William Mandella, a des états de service tout à fait honorables (ce qui prouve son efficacité martiale lui qui est à la base un scientifique), et ne perd jamais son ton sarcastique, ironique et distancié qui semble le protéger d'un environnement oppressant que ce soit à l'intérieur qu'à l'extérieur des vaisseaux guerriers. Les techniques de guerre, les armes de guerre sont décrites avec minutie, dans son esprit ce n'est pas une fascination guerrière plutôt une forme d'aberration mentale et sa façon de s'en moquer parfois un talisman.
La hiérarchie militaire est vue comme une entité manipulatrice qui s'alimente en conflit pour justifier son existence. Par certains aspects, le monde terrestre perçu à travers la plume d'Haldeman au fil des siècles ressemble à une gigantesque secte. Qui a envie de vivre dans une gigantesque secte ? C'est à la fois repoussant et grotesque. Les villes m'ont fait penser à d'énormes centres commerciaux avec escaliers roulants et escaliers mécaniques. A la fois burlesque et flippant. Quand Mandella revient sur terre la première fois avec sa petite amie Marygay, ils découvrent un monde quasiment uniformisé ou tout semble aller pour le mieux. Il suffit d'un détail au bord d'un lac (si je me souviens bien) pour que le doute et la peur s'installe. Mais impossible de s'échapper à moins de rempiler. Haldeman au retour de la guerre du Vietnam a du trouver les Etats-Unis bien changés ; l'esprit contestataire était passé par là. Est-ce que pour Joe Haldeman ce fut comme un saut dans le temps ? Une distorsion temporelle qui l'avait transporté dans un autre monde ?
Quand Mandella revient sur Terre à sa dernière mission c'est pour apprendre que la guerre est terminée depuis …. Deux cent ans ! de quoi vous filer un gros coup de bourdon ! Ce qui est fantastique avec Haldeman, c'est l'efficacité de l'administration terrienne dans son histoire ! Les dossiers des soldats ne se perdent jamais et sont toujours remis au retour de ceux-ci. Même si 100 ou 200 ans sont passés.
En fait, William Mandella n'aspire qu'à une chose, rejoindre, si c'est possible Marygay et vivre avec elle dans un monde pacifié et non formaté.

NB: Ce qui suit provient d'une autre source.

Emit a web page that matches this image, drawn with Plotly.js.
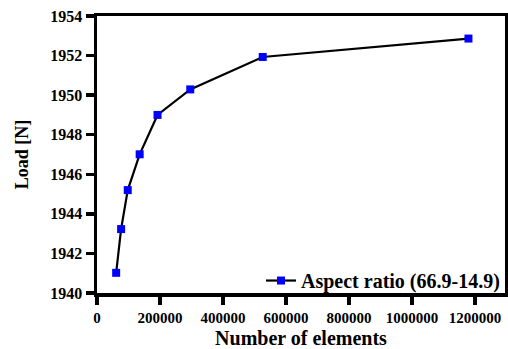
<!DOCTYPE html>
<html>
<head>
<meta charset="utf-8">
<script src="https://cdn.plot.ly/plotly-3.0.1.min.js"></script>
<style>html,body{margin:0;padding:0;background:#fff;}#chart{width:508px;height:349px;}</style>
</head>
<body>
<div id="chart"></div>
<script>
const elements = [60800, 76500, 97600, 135400, 192100, 296000, 526000, 1179000];
const load = [1941.02, 1943.23, 1945.2, 1947.01, 1949.0, 1950.29, 1951.93, 1952.86];
const seriesName = 'Aspect ratio (66.9-14.9)';
const xTicks = [0, 200000, 400000, 600000, 800000, 1000000, 1200000];
const yTicks = [1940, 1942, 1944, 1946, 1948, 1950, 1952, 1954];

const serif = 'Liberation Serif, Times New Roman, serif';
const trace = {
  x: elements, y: load, name: seriesName, type: 'scatter', mode: 'lines+markers',
  line: {color: '#000', width: 2.2},
  marker: {symbol: 'square', size: 8, color: '#0000ff'}
};
const axisCommon = {
  showline: true, linecolor: '#000', linewidth: 3.5, mirror: true,
  ticks: 'outside', ticklen: 8, tickwidth: 3.5, tickcolor: '#000',
  showgrid: false, zeroline: false
};
const layout = {
  width: 508, height: 349,
  margin: {l: 97, r: 3, t: 16, b: 56},
  paper_bgcolor: '#fff', plot_bgcolor: '#fff',
  showlegend: true,
  legend: {x: 1, xanchor: 'right', y: 0.045, yanchor: 'middle', bgcolor: 'rgba(0,0,0,0)',
    font: {family: serif, size: 20, color: '#000', weight: 'bold'}},
  xaxis: Object.assign({}, axisCommon, {
    range: [0, 1295000], tickvals: xTicks, ticktext: xTicks.map(String),
    tickfont: {family: serif, size: 15, color: '#000', weight: 'bold'},
    title: {text: 'Number of elements', font: {family: serif, size: 20, color: '#000', weight: 'bold'}, standoff: 11}
  }),
  yaxis: Object.assign({}, axisCommon, {
    range: [1940, 1954], tickvals: yTicks, ticktext: yTicks.map(String),
    tickfont: {family: serif, size: 16, color: '#000', weight: 'bold'},
    title: {text: 'Load [N]', font: {family: serif, size: 18, color: '#000', weight: 'bold'}, standoff: 18}
  })
};
Plotly.newPlot('chart', [trace], layout, {displayModeBar: false, staticPlot: true});
</script>
</body>
</html>
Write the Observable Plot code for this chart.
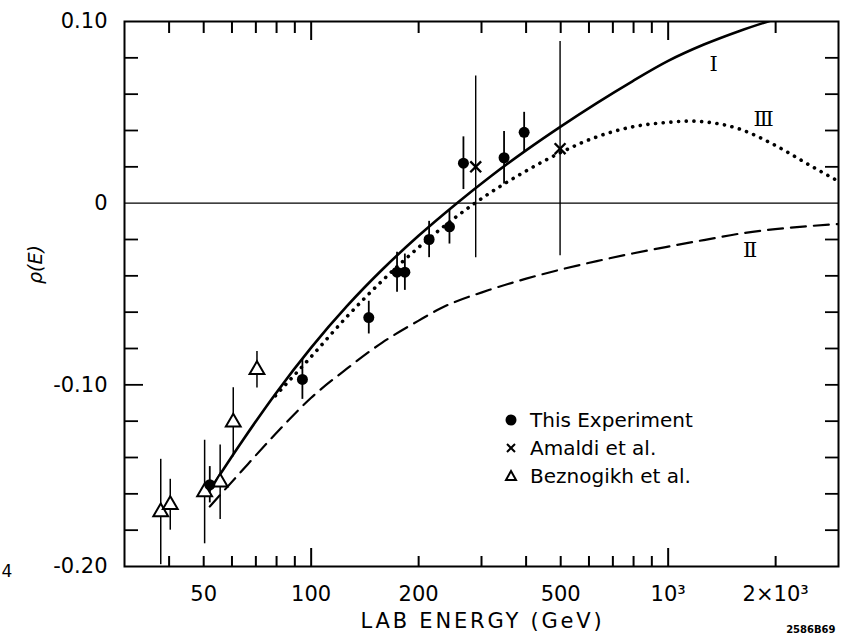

Quand Mandella découvre que le seul ami qu'il s'est fait à bord de son vaisseau spatial est un humanoïde, il a une réaction amusée et fatalement blasée. Genre, « ça va avec le reste, alors à quoi bon…. ». La solution de la surpopulation dans ce livre est assez savoureuse ; simple et évidente : tout le monde est homosexuel et l'hétérosexualité est une déviance. Mandella hétéro confirmé se voit diplomatiquement expliqué que pour le bien de tout le monde il ferait bien de virer sa cuti. C'est assez drôle, lui-même trouve cela à la fois gênant et « folklorique ». Mais il ne cède pas. A son retour définitif on voit que la radicalité en matière d'espèce humaine s'est accentuée. Un seul homme et une seule femme clonés à l'infini et reproduit avec parcimonie. Seule demeure une planète où subsiste – comme un zoo en fait – des humains hommes et femmes qui vivent, procréent comme « avant ».
Willliam Mandella est un personnage sympathique. Il a compris que ses marches de manoeuvre sont étroites et décide néanmoins de s'en sortir absolument. Comme si dans son for intérieur il se disait « ils ne m'auront pas « ni le pouvoir militaire, ni ce monde qui lui est devenu complètement étranger, ni les aliens. Il a encore l'intégrité de sa conscience et il veut la garder. Moins puissante que l'écriture de Ben Bova, celle de Joe Haldeman est toutefois attractive. Suffisamment pour avoir envie de lire La paix éternelle.